Estates and Trusts
If you are considering what to include in your estate plan, you must not forget to take into account life estates and trusts since these are options that can offer many benefits. Trusts are usually considered if you want to provide a continuing income stream to your surviving spouse and your other beneficiaries, to continue the care and education of your young children, to continue the care of a dependent or incapacitated adult, to minimize federal estate taxes in some situations, and to reduce the state inheritance taxes, while the principal assets of the trust are preserved for future distribution.

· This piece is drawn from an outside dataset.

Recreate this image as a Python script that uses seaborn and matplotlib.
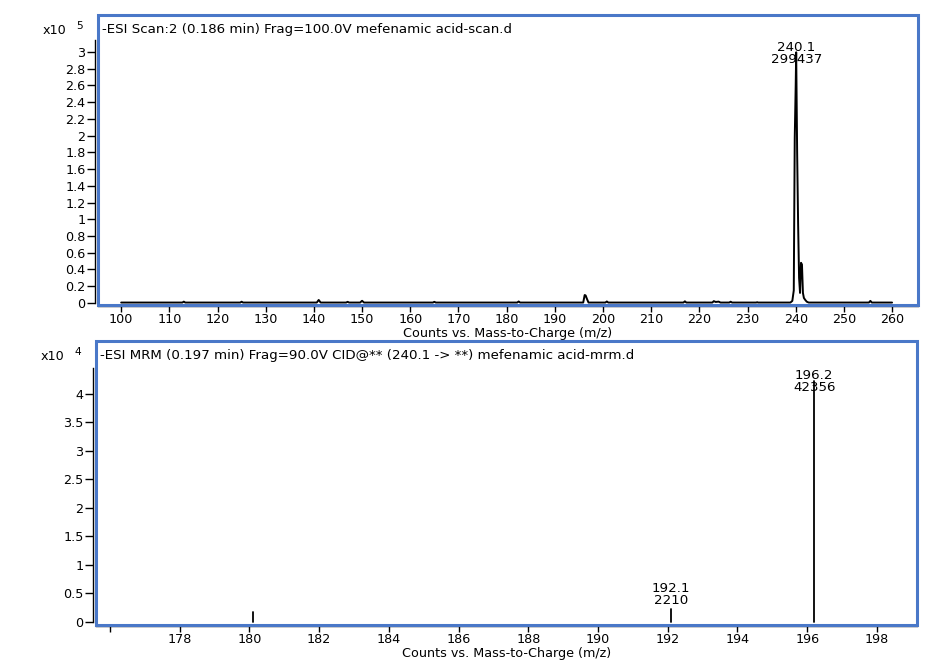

While other forms of estate planning can be done on your own, a trust requires outside assistance. It needs the services of a trustee, who has the obligation to manage the operation of the trust, according to the stipulations in the basic trust agreement. Because of their complexity, trust agreements are best drawn up with the assistance of a lawyer.
You can either establish a living trust (inter vivos trust) or a testamentary trust, which is created by a will or formed upon your death. Whether it is living or testamentary trust, its establishment leads to the creation of a separate legal entity, which holds ownership and/or title of the property transferred to it. Because it has now a separate legal entity, Federal Employer Identification Number (FEIN) must be provided to the trust. The trust will also need to file a separate legal and federal income tax if its annual income exceeds a certain amount required by law.
The trust, generally, holds title to all its assets. A trustee (you can appoint a third party, or you can appoint yourself as the trustee in case of living trust) oversees the trust, and is owned by the beneficiary or beneficiaries. A trust resembles a private investment corporation in its functions. The trustee is obligated to maintain accurate records of account and to render a regular report (at least annually) to the beneficiaries-owners on the status of the trust.
You can fund a living trust with your wholly owned assets such as stocks, bonds, cash and real estate. A testamentary trust, on the other hand, can be funded with wholly owned assets or life insurance policy proceeds. To determine the appropriate trust to establish, you may want to seek an advice of an attorney.